DNC Chairman Tim Kaine said this morning he won’t help Democratic candidates with no chance at winning or those who will knock it out of the park with ease, but even though Delaware’s Democratic Senate nominee Chris Coons is ahead by nearly 20 points in the TPM Poll Average, President Obama and Vice President Biden will hold a major rally in the state tomorrow.
Kaine told reporters at a breakfast hosted by the Christian Science Monitor that his philosophy is, “I’m not going to give a courtesy gift to a person who is going to win and I’m not going to give s sympathy gift to a person who is going to lose.”

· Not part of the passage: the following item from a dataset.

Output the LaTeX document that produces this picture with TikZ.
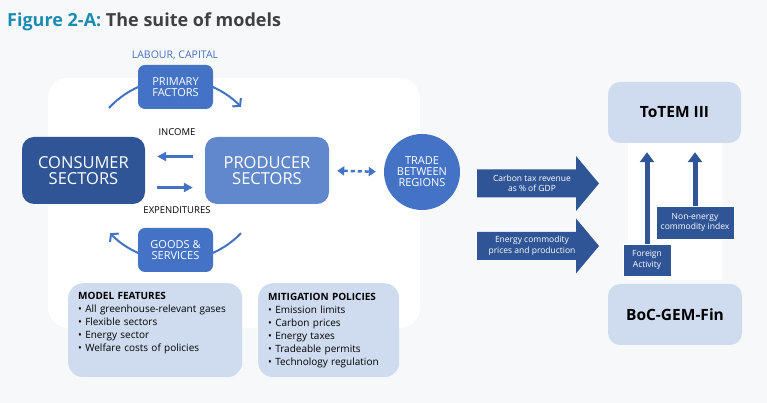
\documentclass[tikz,border=0pt]{standalone}
\usepackage{fontspec}
\setmainfont{Open Sans}
\usepackage{tikz}
\usetikzlibrary{arrows.meta, calc, positioning}
\definecolor{bgGray}{RGB}{247,248,250}
\definecolor{titleTeal}{RGB}{26,140,178}
\definecolor{titleGray}{RGB}{64,64,64}
\definecolor{midBlue}{RGB}{68,114,196}
\definecolor{darkBlue}{RGB}{47,85,151}
\definecolor{prodBlue}{RGB}{98,136,204}
\definecolor{paleBlue}{RGB}{207,220,240}

\begin{document}
\begin{tikzpicture}[x=1pt, y=1pt,
    sectorbox/.style={rounded corners=12pt, text=white, align=center, font=\fontsize{16.5}{16.5}\selectfont, minimum width=123pt, minimum height=67pt, inner sep=0pt},
    flowbox/.style={fill=midBlue, rounded corners=7pt, text=white, align=center, font=\fontsize{11}{11}\selectfont, minimum width=75pt, minimum height=44pt, inner sep=0pt},
    listbox/.style={fill=paleBlue, rounded corners=15pt, anchor=north west, align=left, minimum height=94pt, font=\fontsize{10}{13}\selectfont, inner xsep=10pt, inner ysep=0pt},
    modelbox/.style={fill=paleBlue, rounded corners=12pt, minimum width=134pt, minimum height=61pt, font=\fontsize{15.5}{15.5}\selectfont\bfseries},
    tagbox/.style={fill=darkBlue, draw=white, line width=0.4pt, text=white, align=center, font=\fontsize{8.5}{10.5}\selectfont, inner sep=0pt},
    bandtext/.style={text=white, align=center, font=\fontsize{8.5}{10.5}\selectfont},
    smalltext/.style={font=\fontsize{9.5}{9.5}\selectfont, inner sep=0pt},
    cyclearc/.style={draw=midBlue, line width=2pt},
    cyclebarb/.style={-{Straight Barb[length=5pt, width=12pt]}},
    flow/.style={draw=midBlue, line width=2.5pt, -{Triangle[length=9pt, width=9pt]}, shorten <=12pt, shorten >=12pt},
    tradelink/.style={draw=midBlue, line width=2.5pt, dash pattern=on 4pt off 3pt, {Triangle[length=7pt, width=9pt]}-{Triangle[length=7pt, width=9pt]}, shorten <=8pt, shorten >=8pt},
    uparrow/.style={draw=darkBlue, line width=5pt, -{Triangle[length=10pt, width=14pt]}, shorten >=9pt}
]
        % background and panels
        \fill[bgGray] (0,0) rectangle (767,403);
        \useasboundingbox (0,0) rectangle (767,403);
        \fill[white, rounded corners=20pt] (48,75) rectangle (420,325);
        \fill[white] (628,123) rectangle (722,300);

        % title
        \node[anchor=base west, inner sep=0pt, font=\fontsize{18}{18}\selectfont\bfseries] (title) at (7,376)
            {\textcolor{titleTeal}{Figure 2-A:} \textcolor{titleGray}{The suite of models}};

        % circular flow arcs
        \coordinate (hub) at (175.5,233);
        \draw[cyclearc] ($(hub)+(137:91)$) arc[start angle=137, end angle=110, radius=91];
        \draw[cyclearc, cyclebarb] ($(hub)+(70:91)$) arc[start angle=70, end angle=44, radius=91];
        \draw[cyclearc] ($(hub)+(-44:91)$) arc[start angle=-44, end angle=-70, radius=91];
        \draw[cyclearc, cyclebarb] ($(hub)+(-110:91)$) arc[start angle=-110, end angle=-136, radius=91];

        % sectors
        \node[sectorbox, fill=darkBlue] (consumer) at (83.5,232.5) {CONSUMER\\SECTORS};
        \node[sectorbox, fill=prodBlue, minimum width=124pt] (producer) at (267,232.5) {PRODUCER\\SECTORS};
        \node[flowbox] (primary) at (175.5,316) {PRIMARY\\FACTORS};
        \node[flowbox] (goods) at (175.5,153) {GOODS \&\\SERVICES};
        \node[circle, fill=midBlue, minimum size=76pt, inner sep=0pt, text=white, align=center, font=\fontsize{11}{11}\selectfont] (trade) at (422,231) {TRADE\\BETWEEN\\REGIONS};

        % flow labels
        \node[smalltext, text=midBlue, font=\fontsize{10.5}{10.5}\selectfont] (labour) at (175,348) {LABOUR, CAPITAL};
        \node[smalltext] (income) at (177,270.5) {INCOME};
        \node[smalltext] (spend) at (177,192.5) {EXPENDITURES};

        % flows between sectors
        \draw[flow] ([yshift=14pt]producer.west) -- ([yshift=14pt]consumer.east);
        \draw[flow] ([yshift=-17pt]consumer.east) -- ([yshift=-17pt]producer.west);
        \draw[tradelink] (producer.east) -- (trade.west);

        % feature lists
        \node[listbox, text width=154pt] (features) at (68,120)
            {\textbf{MODEL FEATURES}\\
             • All greenhouse-relevant gases\\
             • Flexible sectors\\
             • Energy sector\\
             • Welfare costs of policies\\
             \strut};
        \node[listbox, text width=121pt] (policies) at (258,120)
            {\textbf{MITIGATION POLICIES}\\
             • Emission limits\\
             • Carbon prices\\
             • Energy taxes\\
             • Tradeable permits\\
             • Technology regulation};

        % block arrows to the models
        \foreach \name/\yc/\labeltext in {carbon/219.5/{Carbon tax revenue\\as \% of GDP}, energy/157/{Energy commodity\\prices and production}} {
            \fill[darkBlue] (477,\yc+14) -- (576,\yc+14) -- (576,\yc+27.5) -- (599,\yc)
                -- (576,\yc-27.5) -- (576,\yc-14) -- (477,\yc-14) -- cycle;
            \node[bandtext] (\name) at (532,\yc) {\labeltext};
        }

        % models
        \node[modelbox, minimum width=133pt] (totem) at (674.5,290.5) {ToTEM III};
        \node[modelbox] (gem) at (675,88.5) {BoC-GEM-Fin};

        % links from BoC-GEM-Fin
        \node[tagbox, minimum width=48pt, minimum height=32pt] (foreign) at (647,143) {Foreign\\Activity};
        \node[tagbox, minimum width=78pt, minimum height=33pt] (nonenergy) at (695,180.5) {Non-energy\\commodity index};
        \draw[uparrow] (foreign.north) -- (foreign.north |- totem.south);
        \draw[uparrow] (nonenergy.north) -- (nonenergy.north |- totem.south);

    \end{tikzpicture}
\end{document}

“We have to make those decisions, they are never easy to make but usually candidates understand that,” Kaine said.
TPM asked Kaine after the breakfast why Obama and Biden would devote their time to a state where Coons hold such a strong lead over Republican nominee Christine O’Donnell.
“We are not complacent,” Kaine told TPM.
“I don’t make his schedule … he’s doing events for tons of folks,” Kaine said. But, “We’d be foolish to take Delaware for granted, she did beat Mike Castle.”
Kaine said he’s feeling more optimistic about the party’s chances next month, thanks in part to a strong get-out-the-voter operation and tea party strength pulling Republicans to the right. He said Democrats have more money devoted to turnout operation such as phone banking while the Republicans are investing in television ads.
“I already see it working in polls,” Kaine said, citing both statewide races in California looking brighter for Democrats, Ohio candidates looking like they have a better chance and a Congressional generic holding steady at basically tied with Republicans.
Kaine said earlier this year a Democratic senator in Kentucky would have rated a “zero” chance. Now, Kaine said, it’s possible for Democrat Jack Conway to beat tea partier Rand Paul, thanks in part to a competitive mayor’s race in Louisville Kaine thinks will drive up turnout.
Kaine told reporters that the election is “not a referendum on Bush” but he thinks the “rearview mirror” argument is relevant since GOP leaders promise the same agenda they were pursuing when they were in power during the Bush years.